I have a older radio shack one that I have had for years now. It was last week that I was checking my large propane tank in the woods (leaves everywhere) and when i was opening up the lid to see how much more gas I had some wasps flew out and I shook my hand, and of course threw my wedding band into the woods. I ran inside and grabbed the detector, within about 3 minutes I found my 14k ring that was way under some vines and leaves. I would never have found it by just searching with my eyes. Right there I knew it paid itself off. 

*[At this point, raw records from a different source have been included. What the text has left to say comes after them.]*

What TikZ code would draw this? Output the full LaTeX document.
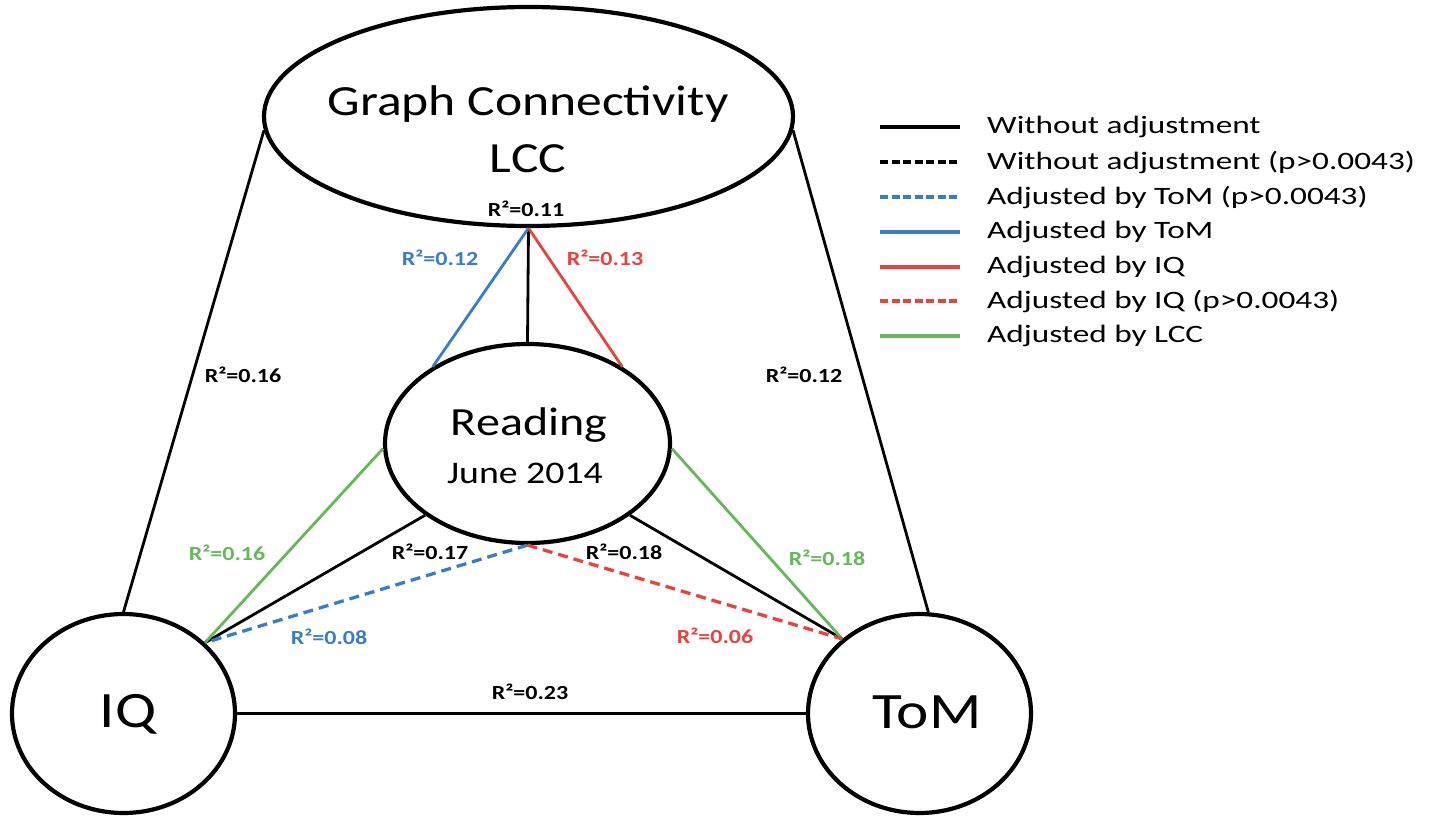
\documentclass[tikz,border=0pt]{standalone}
\usepackage{fontspec}
\setmainfont{Carlito}[FakeStretch=1.2]
\newfontfamily\legendfont{Carlito}[FakeStretch=1.33]
\usetikzlibrary{shapes.geometric}

\definecolor{adjblue}{RGB}{58,125,199}
\definecolor{adjred}{RGB}{233,67,62}
\definecolor{adjgreen}{RGB}{99,185,86}

\tikzset{
  var/.style={ellipse, draw, line width=4.2pt, inner sep=0pt},
  vartext/.style={anchor=base, inner sep=0pt},
  link/.style={line width=2.8pt},
  nosig/.style={line width=3.3pt, dash pattern=on 10pt off 6pt},
  rsq/.style={font=\fontsize{20}{22}\selectfont\bfseries, inner sep=0pt},
  legline/.style={line width=3.2pt},
  legdash/.style={line width=3.2pt, dash pattern=on 8pt off 3.5pt},
  legtext/.style={font=\legendfont\fontsize{25}{28}\selectfont, anchor=west, inner sep=0pt}
}

\begin{document}
\begin{tikzpicture}[x=1pt, y=-1pt]
\useasboundingbox (0,0) rectangle (1435,817);

% variables
\node[var, minimum width=529pt, minimum height=219pt] (lcc) at (528.5,116.5) {};
\node[var, minimum width=285pt, minimum height=199pt] (reading) at (527.5,443.5) {};
\node[var, minimum width=223pt, minimum height=199pt] (IQ) at (123.5,713.5) {};
\node[var, minimum width=223pt, minimum height=199pt] (ToM) at (919.5,713.5) {};

\node[vartext, font=\fontsize{43}{50}\selectfont] (lccA) at (528,115) {Graph Connectivity};
\node[vartext, font=\fontsize{43}{50}\selectfont] (lccB) at (528,172) {LCC};
\node[vartext, font=\fontsize{40}{46}\selectfont] (readA) at (529,435) {Reading};
\node[vartext, font=\fontsize{31.5}{36}\selectfont] (readB) at (525,483) {June 2014};
\node[vartext, font=\fontsize{51}{58}\selectfont] (IQt) at (128,727) {IQ};
\node[vartext, font=\fontsize{51}{58}\selectfont] (ToMt) at (927,728) {ToM};

% connections without adjustment
\draw[link] (lcc.183) -- (IQ.north);
\draw[link] (lcc.-3) -- (ToM.85);
\draw[link] (lcc.south) -- (reading.north);
\draw[link] (reading.215) -- (IQ.41);
\draw[link] (reading.325) -- (ToM.136.5);
\draw[link] (IQ.east) -- (ToM.west);

% adjusted connections
\draw[link, adjblue] (lcc.south) -- (reading.141);
\draw[link, adjred] (lcc.south) -- (reading.39);
\draw[link, adjgreen] (reading.182) -- (IQ.41);
\draw[link, adjgreen] (reading.-2) -- (ToM.136.5);
\draw[nosig, adjblue] (reading.south) -- (IQ.41);
\draw[nosig, adjred] (reading.south) -- (ToM.136.5);

% coefficients
\node[rsq] (r1) at (526,209) {R²=0.11};
\node[rsq, adjblue] (r2) at (440,258) {R²=0.12};
\node[rsq, adjred] (r3) at (605,258) {R²=0.13};
\node[rsq] (r4) at (243,375) {R²=0.16};
\node[rsq] (r5) at (804,375) {R²=0.12};
\node[rsq, adjgreen] (r6) at (227,553) {R²=0.16};
\node[rsq] (r7) at (430,552) {R²=0.17};
\node[rsq] (r8) at (624,552) {R²=0.18};
\node[rsq, adjgreen] (r9) at (827,558) {R²=0.18};
\node[rsq, adjblue] (r10) at (329,637) {R²=0.08};
\node[rsq, adjred] (r11) at (715,636) {R²=0.06};
\node[rsq] (r12) at (530,692) {R²=0.23};

% legend
\coordinate (la1) at (880,127); \coordinate (lb1) at (960,127);
\coordinate (la2) at (880,162); \coordinate (lb2) at (960,162);
\coordinate (la3) at (880,197); \coordinate (lb3) at (960,197);
\coordinate (la4) at (880,232); \coordinate (lb4) at (960,232);
\coordinate (la5) at (880,267); \coordinate (lb5) at (960,267);
\coordinate (la6) at (880,301); \coordinate (lb6) at (960,301);
\coordinate (la7) at (880,336); \coordinate (lb7) at (960,336);
\draw[legline] (la1) -- (lb1);
\draw[legdash] (la2) -- (lb2);
\draw[legdash, adjblue] (la3) -- (lb3);
\draw[legline, adjblue] (la4) -- (lb4);
\draw[legline, adjred] (la5) -- (lb5);
\draw[legdash, adjred] (la6) -- (lb6);
\draw[legline, adjgreen] (la7) -- (lb7);
\node[legtext] (lt1) at (987,127) {Without adjustment};
\node[legtext] (lt2) at (987,162) {Without adjustment (p>0.0043)};
\node[legtext] (lt3) at (987,197) {Adjusted by ToM (p>0.0043)};
\node[legtext] (lt4) at (987,232) {Adjusted by ToM};
\node[legtext] (lt5) at (987,267) {Adjusted by IQ};
\node[legtext] (lt6) at (987,301) {Adjusted by IQ (p>0.0043)};
\node[legtext] (lt7) at (987,336) {Adjusted by LCC};
\end{tikzpicture}
\end{document}
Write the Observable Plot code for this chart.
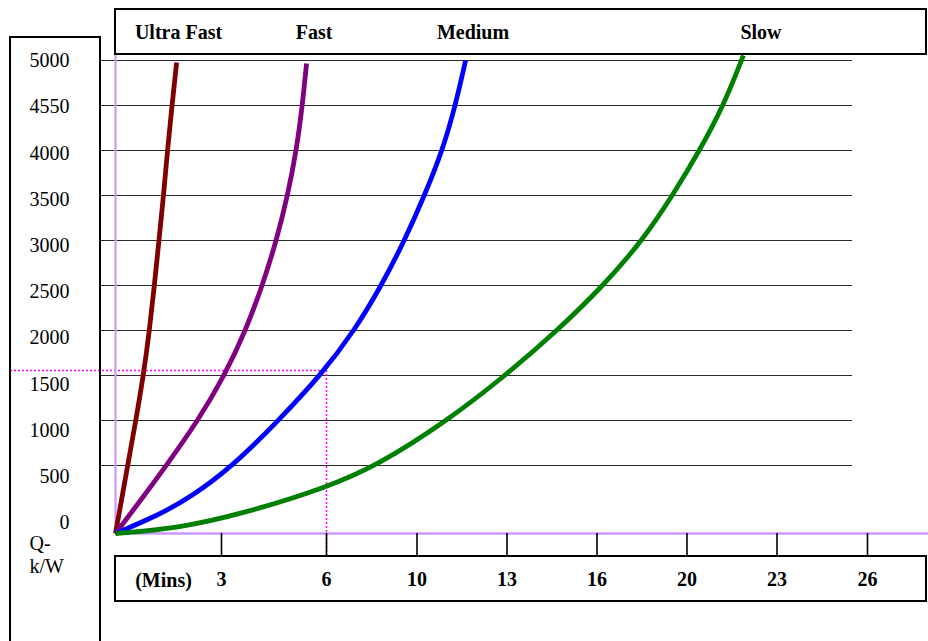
<!DOCTYPE html>
<html>
<head>
<meta charset="utf-8">
<script src="https://cdn.jsdelivr.net/npm/d3@7"></script>
<script src="https://cdn.jsdelivr.net/npm/@observablehq/plot@0.6"></script>
<style>
  body { margin: 0; background: #fff; }
  #wrap { position: relative; width: 928px; height: 641px; overflow: hidden;
          font-family: "Liberation Serif", "Times New Roman", serif; color: #000; }
  #wrap svg { position: absolute; left: 0; top: 0; }
  .box { position: absolute; border: 2px solid #000; box-sizing: border-box; }
  .lbl { position: absolute; transform: translate(-50%, -50%); font-weight: bold;
         font-size: 20px; line-height: 1; white-space: nowrap; }
</style>
</head>
<body>
<div id="wrap"></div>
<script>
// ---------- data ----------
const seriesNames = ["Ultra Fast", "Fast", "Medium", "Slow"];
const seriesColors = ["#800000", "#800080", "#0000ff", "#008000"];

// time in minutes, heat Q in kW
const ultraFastMin = [0, 0.34, 0.57, 0.79, 0.96, 1.10, 1.23, 1.36, 1.47, 1.60, 1.73];
const ultraFastQ   = [0, 493, 989, 1500, 2000, 2500, 3000, 3500, 4000, 4500, 4978];

const fastMin = [0, 0.71, 1.42, 2.32, 3.09, 3.69, 4.17, 4.57, 4.89, 5.14, 5.31, 5.43];
const fastQ   = [0, 243, 493, 989, 1500, 2000, 2500, 3000, 3500, 4000, 4500, 4967];

const mediumMin = [0, 1.19, 2.12, 3.31, 4.60, 5.83, 7.24, 8.43, 9.45, 10.25, 10.85, 11.28, 11.62];
const mediumQ   = [0, 132, 265, 493, 989, 1500, 2000, 2500, 3000, 3500, 4000, 4500, 5000];

const slowMin = [0, 1.75, 3.63, 6.0, 8.25, 11.02, 12.95, 14.68, 16.29, 18.02, 19.36, 20.42, 21.22, 21.88];
const slowQ   = [0, 37, 147, 338, 500, 1000, 1500, 2000, 2500, 3000, 3500, 4000, 4500, 5056];

const xTicks = [3, 6, 10, 13, 16, 20, 23, 26];
const yGrid = [5000, 4500, 4000, 3500, 3000, 2500, 2000, 1500, 1000, 500];
const yLabels = ["5000", "4550", "4000", "3500", "3000", "2500", "2000", "1500", "1000", "500", "0"];
const xUnit = "(Mins)";
const yUnit = ["Q-", "k/W"];
const refMin = 6;      // dotted reference: 6 minutes
const refQ = 1556;     // ... at about 1556 kW

// ---------- build table ----------
const seriesMin = [ultraFastMin, fastMin, mediumMin, slowMin];
const seriesQ = [ultraFastQ, fastQ, mediumQ, slowQ];
const rows = [];
seriesNames.forEach((name, s) => {
  seriesMin[s].forEach((m, i) => rows.push({series: name, min: m, q: seriesQ[s][i]}));
});

// the drawing's axes are not uniform: piecewise warps used as scale transforms
const warpX = d3.scaleLinear().domain([0, ...xTicks]).range([115, 221, 326, 416.5, 506.5, 596.5, 686.5, 776.5, 867]);
const warpY = d3.scaleLinear().domain([0, 500, 5000]).range([533, 465, 60]);

const font = '"Liberation Serif", "Times New Roman", serif';

const chart = Plot.plot({
  width: 928,
  height: 641,
  marginTop: 54,
  marginRight: 76,
  marginBottom: 108,
  marginLeft: 100,
  style: {background: "transparent", fontFamily: font, fontSize: "20px"},
  x: {transform: warpX, domain: [0, 928], range: [0, 928], axis: null},
  y: {transform: warpY, domain: [0, 641], range: [0, 641], axis: null},
  color: {domain: seriesNames, range: seriesColors},
  marks: [
    // horizontal grid
    Plot.ruleY(yGrid, {y: d => d, stroke: "#2a2a2a", strokeWidth: 1.2}),
    // dotted reference lines
    Plot.ruleY([refQ], {y: d => d, x1: () => 0, x2: () => refMin, insetLeft: -105,
      stroke: "#ff00ff", strokeWidth: 1.5, strokeDasharray: "2,2"}),
    Plot.ruleX([refMin], {x: d => d, y1: () => refQ, y2: () => 0, insetBottom: -22,
      stroke: "#ff00ff", strokeWidth: 1.5, strokeDasharray: "2,2"}),
    // axis lines (lavender)
    Plot.ruleX([0], {x: d => d, stroke: "#cc99ff", strokeWidth: 2.2}),
    Plot.ruleY([0], {y: d => d, insetLeft: 15, insetRight: -76, stroke: "#cc99ff", strokeWidth: 2.6}),
    // x ticks
    Plot.ruleX(xTicks, {x: d => d, y1: () => 0, y2: () => 0, insetBottom: -22, stroke: "#000", strokeWidth: 1.6}),
    Plot.text(xTicks, {x: d => d, y: () => 0, text: d => String(d), dy: 46,
      fontFamily: font, fontSize: 20, fontWeight: "bold", fill: "#000"}),
    // curves
    Plot.line(rows, {x: "min", y: "q", z: "series", stroke: "series", strokeWidth: 4.8,
      curve: "basis", strokeLinecap: "butt"}),
    // y labels (evenly spaced text column)
    Plot.text([yLabels.join("\n")], {frameAnchor: "left", y: () => Number(yLabels[5]), text: d => d,
      dx: -31, dy: -2, textAnchor: "end", lineHeight: 46.2 / 20,
      fontFamily: font, fontSize: 20, fill: "#000"}),
    Plot.text([yUnit.join("\n")], {frameAnchor: "left", y: () => 0, text: d => d,
      dx: -71, dy: 20.5, textAnchor: "start", lineHeight: 1.15,
      fontFamily: font, fontSize: 20, fill: "#000"})
  ]
});

const wrap = document.getElementById("wrap");
wrap.appendChild(chart);

// boxes (frames of the original drawing)
function box(left, top, w, h) {
  const d = document.createElement("div");
  d.className = "box";
  Object.assign(d.style, {left: left + "px", top: top + "px", width: w + "px", height: h + "px"});
  wrap.appendChild(d);
}
box(9, 36, 92, 700);     // left label column
box(114, 8, 813, 47);    // header (legend) box
box(114, 555, 813, 47);  // x unit box

// legend labels in header box
const legendCenters = [178.5, 314, 473, 761];
seriesNames.forEach((name, i) => {
  const s = document.createElement("span");
  s.className = "lbl";
  s.textContent = name;
  s.style.left = legendCenters[i] + "px";
  s.style.top = "32px";
  wrap.appendChild(s);
});
const u = document.createElement("span");
u.className = "lbl";
u.textContent = xUnit;
u.style.left = "163.5px";
u.style.top = "579.5px";
wrap.appendChild(u);
</script>
</body>
</html>
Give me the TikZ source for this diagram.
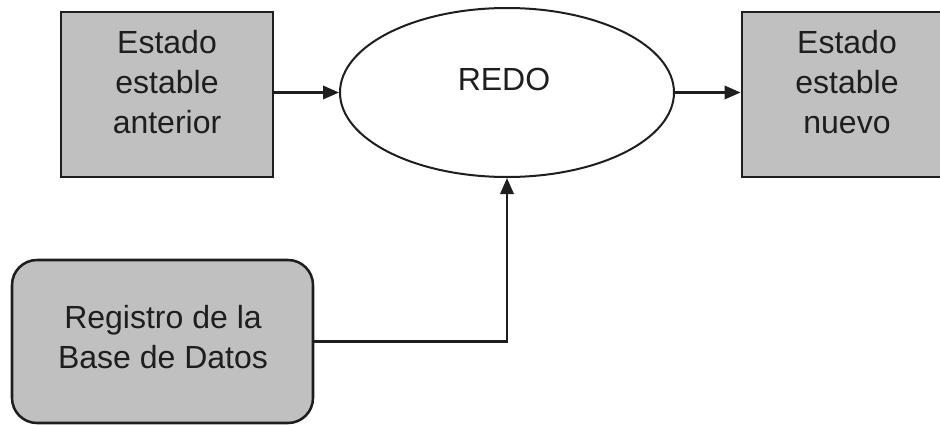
\documentclass[tikz,border=0pt]{standalone}
\usepackage{fontspec}
\setmainfont{Liberation Sans}
\usetikzlibrary{shapes.geometric,arrows.meta}
\definecolor{boxgray}{HTML}{C0C0C0}
\definecolor{inkline}{HTML}{1E1E1E}
\begin{document}
\begin{tikzpicture}[x=0.75pt,y=-0.75pt,
  statebox/.style={draw=inkline,line width=2.1pt,fill=boxgray,rectangle,
    minimum height=123.75pt,inner sep=0pt},
  logbox/.style={draw=inkline,line width=1.9pt,fill=boxgray,rectangle,
    rounded corners=18.75pt,minimum width=225.75pt,minimum height=122.25pt,inner sep=0pt},
  procnode/.style={draw=inkline,line width=1.5pt,fill=white,ellipse,
    minimum width=250.5pt,minimum height=126.75pt,inner sep=0pt},
  lbl/.style={font=\fontsize{24}{30}\selectfont,align=center,text=inkline,inner sep=0pt},
  flow/.style={draw=inkline,line width=1.8pt,-{Triangle[length=12pt,width=10pt]}}]
\useasboundingbox (0,0) rectangle (940,425);
\clip (0,0) rectangle (940,425);

% state boxes and the REDO process
\node[statebox,minimum width=159pt] (prev) at (167,94.5) {};
\node[lbl] (prevtxt) at (167,82) {Estado\\estable\\anterior};
\node[procnode] (redo) at (507,92.5) {};
\node[lbl] (redotxt) at (504,79) {REDO};
\node[statebox,minimum width=157.5pt] (next) at (847,94.5) {};
\node[lbl] (nexttxt) at (847,82) {Estado\\estable\\nuevo};

% database log
\node[logbox] (log) at (162.5,341.5) {};
\node[lbl] (logtxt) at (163,337) {Registro de la\\Base de Datos};

% connectors
\draw[flow] (prev.east |- redo.west) -- (redo.west);
\draw[flow] (redo.east) -- (next.west |- redo.east);
\draw[flow] (log.east) -| (redo.south);
\end{tikzpicture}
\end{document}
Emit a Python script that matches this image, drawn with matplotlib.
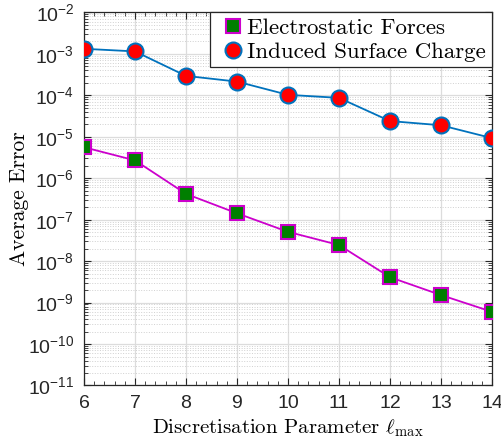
import numpy as np
import matplotlib
matplotlib.use("Agg")
import matplotlib.pyplot as plt
from matplotlib.lines import Line2D
from matplotlib.ticker import LogLocator, MultipleLocator, NullFormatter

plt.rcParams['mathtext.fontset'] = 'cm'
plt.rcParams['axes.unicode_minus'] = False

# data
lmax = [6, 7, 8, 9, 10, 11, 12, 13, 14]
err_forces = [5.6e-6, 2.7e-6, 4.2e-7, 1.43e-7, 5.1e-8, 2.45e-8, 4.1e-9, 1.52e-9, 6.0e-10]
err_charge = [1.33e-3, 1.15e-3, 2.95e-4, 2.15e-4, 1.03e-4, 8.7e-5, 2.4e-5, 1.9e-5, 9.3e-6]
labels = ['Electrostatic Forces', 'Induced Surface Charge']

serif = 'cmr10'
sans = 'Liberation Sans'

sq_style = dict(marker='s', markerfacecolor='#007F00', markeredgecolor='#CC00CC',
                markeredgewidth=1.5, markersize=10)
ci_style = dict(marker='o', markerfacecolor='#FF0000', markeredgecolor='#0072BD',
                markeredgewidth=1.5, markersize=11.5)

fig = plt.figure(figsize=(5.02, 4.41), dpi=100)
ax = fig.add_axes([0.1673, 0.1259, 0.8127, 0.8458])

ax.semilogy(lmax, err_forces, color='#CC00CC', lw=1.3, zorder=3, **sq_style)
ax.semilogy(lmax, err_charge, color='#0072BD', lw=1.3, zorder=3, **ci_style)

ax.set_xlim(6, 14)
ax.set_ylim(1e-11, 1e-2)
ax.xaxis.set_major_locator(MultipleLocator(1))
ax.xaxis.set_minor_locator(MultipleLocator(0.2))
ax.yaxis.set_major_locator(LogLocator(base=10, numticks=20))
ax.yaxis.set_minor_locator(LogLocator(base=10, subs=np.arange(2, 10), numticks=20))
ax.yaxis.set_minor_formatter(NullFormatter())

ax.grid(which='major', color='#DCDCDC', lw=0.9, ls='-')
ax.grid(which='minor', axis='y', color='#D0D0D0', lw=0.7, ls=':')
ax.set_axisbelow(True)

ax.tick_params(which='both', direction='in', top=True, right=True, color='#262626')
ax.tick_params(which='major', length=5, labelsize=14, pad=7)
ax.tick_params(which='minor', length=3)
for lbl in ax.get_xticklabels() + ax.get_yticklabels():
    lbl.set_family(sans)
    lbl.set_color('#262626')
for s in ax.spines.values():
    s.set_color('#262626')
    s.set_linewidth(0.9)

ax.set_xlabel(r'Discretisation Parameter $\ell_{\max}$', family=serif, fontsize=15, labelpad=4)
ax.set_ylabel('Average Error', family=serif, fontsize=15.5, labelpad=-1)

handles = [Line2D([], [], ls='none', **sq_style), Line2D([], [], ls='none', **ci_style)]
leg = ax.legend(handles, labels, loc='upper right', prop={'family': serif, 'size': 16.5},
                borderaxespad=0, handlelength=1.5, handletextpad=-0.1,
                borderpad=0.25, labelspacing=0.15, fancybox=False,
                edgecolor='#262626', framealpha=1)
leg.get_frame().set_linewidth(0.9)

fig.savefig('out.png', dpi=100)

We have a small lake beach here and I'm going to take it out there to see if I can find anything. If I were you, get it where you are able to take it back if it doesn't do what you are wanting it to. In order to test it, put a ring or something small under some leaves or sand and search for it. If it picks it up, then your in business! It justifies itself if you find just one 14k item! Good luck and keep us posted!


----------



## gitnready4it (Jan 27, 2012)

I have a Garrett detector and love it. Although there are some advantages to the higher end models, even the cheapest ones do a descent job and a great many things can be found. The detector I bought my daughter cost $150 and is actually more fun to use than mine. Don't worry about what it costs. It is a great hobby and I think you will enjoy it.


----------



## acidlittle (Jan 24, 2012)

yeah I've been looking at Garrett Ace 250's, I've heard for $220 they are a great beginner and advanced detector unit....I'll end up getting the on for free and see if I like it, if not, sell it and get the Ace!


----------



## DavyJones (Dec 30, 2011)

I was thinking about this and not to hijack the thread, but I have some magnets and I have been having issues with nails in my driveway (gravel) where the roofers were. So I grabbed some little magnets that came out of hard drives and was going to put them on a board attached to some type of pole, thus sweep over the gravel and pick these nails up. Then I started to think this is a homemade metal detector! I'm sure that "real" metal detectors have magnets in them, and again started to think about "revenge of the nerds" where they were stranded on an island and dexter made a homemade one. I'm going to find out if I can use these magnets to make one.


----------



## acidlittle (Jan 24, 2012)

Try it out and find out! I'd be interested in what you come up with!


----------



## ZillaMonster (Dec 31, 2011)

My neighbor has one of these, I thought he was weird until he came back from the beach with some coins and a small ring. Now I want to do this.


----------